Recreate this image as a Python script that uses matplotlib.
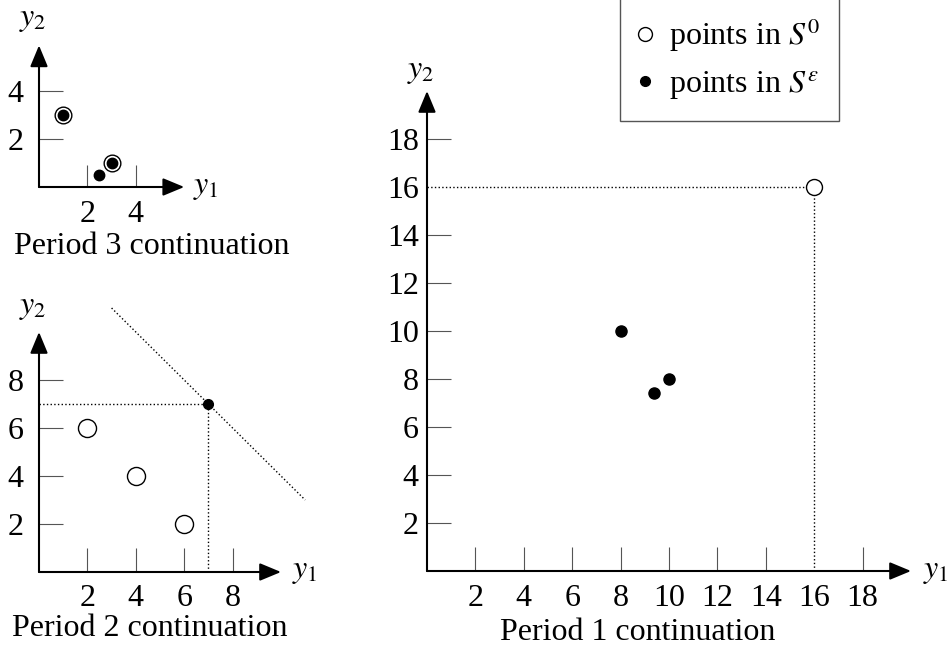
import matplotlib
matplotlib.use("Agg")
import matplotlib.pyplot as plt
from matplotlib.lines import Line2D

plt.rcParams["font.family"] = ["Liberation Serif", "DejaVu Serif"]
plt.rcParams["mathtext.fontset"] = "stix"

# Period 3 continuation
p3_circled_y1 = [1, 3]
p3_circled_y2 = [3, 1]
p3_dot_y1 = [2.5]
p3_dot_y2 = [0.5]
p3_ticks = [2, 4]

# Period 2 continuation
p2_open_y1 = [2, 4, 6]
p2_open_y2 = [6, 4, 2]
p2_dot_y1 = [7]
p2_dot_y2 = [7]
p2_line_y1 = [3, 11]
p2_line_y2 = [11, 3]
p2_ticks = [2, 4, 6, 8]

# Period 1 continuation
p1_open_y1 = [16]
p1_open_y2 = [16]
p1_dot_y1 = [8, 10, 9.4]
p1_dot_y2 = [10, 8, 7.4]
p1_ticks = [2, 4, 6, 8, 10, 12, 14, 16, 18]

W, H = 951, 653
FS = 23
fig = plt.figure(figsize=(W / 100, H / 100), dpi=100)


def make_axes(x0, y0, xmax, ymax, ypad, sx=24.2, sy=24.0):
    # x0, y0: pixel position of the origin (from top-left)
    ax = fig.add_axes([x0 / W, (H - y0) / H, xmax * sx / W, ymax * sy / H])
    ax.set_xlim(0, xmax)
    ax.set_ylim(0, ymax)
    for s in ax.spines.values():
        s.set_visible(False)
    ax.patch.set_alpha(0)
    arrow = dict(arrowstyle="-|>,head_length=0.65,head_width=0.27",
                 mutation_scale=20, lw=1.5, color="black", shrinkA=0, shrinkB=0)
    ax.annotate("", xy=(xmax, 0), xytext=(0, 0), arrowprops=arrow,
                annotation_clip=False)
    ax.annotate("", xy=(0, ymax), xytext=(0, 0), arrowprops=arrow,
                annotation_clip=False)
    ax.tick_params(direction="in", length=17, width=0.8, color="#555555",
                   labelsize=FS)
    ax.tick_params(axis="x", pad=9)
    ax.tick_params(axis="y", pad=ypad)
    return ax


def axis_labels(ax, x1, y2):
    ax.text(x1, 0, "$y_1$", fontsize=FS, ha="left", va="center", clip_on=False)
    ax.text(-0.25, y2, "$y_2$", fontsize=FS, ha="center", va="center",
            clip_on=False)


# ---- Period 3 ----
ax3 = make_axes(39, 187, 6, 5.9, ypad=11)
ax3.set_xticks(p3_ticks)
ax3.set_yticks(p3_ticks)
ax3.tick_params(axis="x", length=16)
ax3.plot(p3_circled_y1, p3_circled_y2, "o", ms=12, mfc="white", mec="black",
         mew=1.0, clip_on=False)
ax3.plot(p3_circled_y1, p3_circled_y2, "o", ms=7.5, color="black", clip_on=False)
ax3.plot(p3_dot_y1, p3_dot_y2, "o", ms=7.5, color="black", clip_on=False)
axis_labels(ax3, 6.35, 7.0)

# ---- Period 2 ----
ax2 = make_axes(39, 572, 10, 10, ypad=11)
ax2.set_xticks(p2_ticks)
ax2.set_yticks(p2_ticks)
ax2.plot(p2_line_y1, p2_line_y2, ":", color="black", lw=1.0, clip_on=False)
ax2.plot([0, p2_dot_y1[0]], [p2_dot_y2[0], p2_dot_y2[0]], ":", color="black", lw=1.0)
ax2.plot([p2_dot_y1[0], p2_dot_y1[0]], [0, p2_dot_y2[0]], ":", color="black", lw=1.0)
ax2.plot(p2_open_y1, p2_open_y2, "o", ms=13, mfc="white", mec="black", mew=1.0)
ax2.plot(p2_dot_y1, p2_dot_y2, "o", ms=7, color="black")
axis_labels(ax2, 10.45, 11.0)

# ---- Period 1 ----
ax1 = make_axes(427, 571, 20, 20, ypad=6)
ax1.set_xticks(p1_ticks)
ax1.set_yticks(p1_ticks)
# the tick at 16 is replaced by the dotted guide
ax1.xaxis.get_major_ticks()[7].tick1line.set_visible(False)
ax1.yaxis.get_major_ticks()[7].tick1line.set_visible(False)
ax1.plot([0, p1_open_y1[0]], [p1_open_y2[0], p1_open_y2[0]], ":", color="black", lw=1.0)
ax1.plot([p1_open_y1[0], p1_open_y1[0]], [0, p1_open_y2[0]], ":", color="black", lw=1.0)
ax1.plot(p1_open_y1, p1_open_y2, "o", ms=11.5, mfc="white", mec="black", mew=1.0)
ax1.plot(p1_dot_y1, p1_dot_y2, "o", ms=8, color="black")
axis_labels(ax1, 20.5, 20.8)

# ---- titles ----
fig.text(152 / W, 1 - 247 / H, "Period 3 continuation", fontsize=FS,
         ha="center", va="center")
fig.text(150 / W, 1 - 628 / H, "Period 2 continuation", fontsize=FS,
         ha="center", va="center")
fig.text(638 / W, 1 - 632 / H, "Period 1 continuation", fontsize=FS,
         ha="center", va="center")

# ---- legend ----
handles = [
    Line2D([], [], ls="none", marker="o", ms=10, mfc="white", mec="black", mew=1.0),
    Line2D([], [], ls="none", marker="o", ms=7, color="black"),
]
labels = [r"points in $S^0$", r"points in $S^{\varepsilon}$"]
leg = fig.legend(handles, labels, loc="upper left",
                 bbox_to_anchor=(620 / W, 1.004), fontsize=FS, frameon=True,
                 fancybox=False, edgecolor="#555555", framealpha=1,
                 borderaxespad=0, borderpad=0.6, handlelength=0.36,
                 handletextpad=0.57, labelspacing=0.47)
leg.get_frame().set_linewidth(1.0)

fig.savefig("out.png", dpi=100)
::::::::
▶ _What you will do_
From the opening line of the listing above through the line bearing "p1_ticks = [2, 4, 6, 8, 10, 12, 14, 16, 18]", repeat each line exactly. Drop every picture.

▶ _Reply to the exercise_
Recreate this image as a Python script that uses matplotlib.
import matplotlib
matplotlib.use("Agg")
import matplotlib.pyplot as plt
from matplotlib.lines import Line2D

plt.rcParams["font.family"] = ["Liberation Serif", "DejaVu Serif"]
plt.rcParams["mathtext.fontset"] = "stix"

# Period 3 continuation
p3_circled_y1 = [1, 3]
p3_circled_y2 = [3, 1]
p3_dot_y1 = [2.5]
p3_dot_y2 = [0.5]
p3_ticks = [2, 4]

# Period 2 continuation
p2_open_y1 = [2, 4, 6]
p2_open_y2 = [6, 4, 2]
p2_dot_y1 = [7]
p2_dot_y2 = [7]
p2_line_y1 = [3, 11]
p2_line_y2 = [11, 3]
p2_ticks = [2, 4, 6, 8]

# Period 1 continuation
p1_open_y1 = [16]
p1_open_y2 = [16]
p1_dot_y1 = [8, 10, 9.4]
p1_dot_y2 = [10, 8, 7.4]
p1_ticks = [2, 4, 6, 8, 10, 12, 14, 16, 18]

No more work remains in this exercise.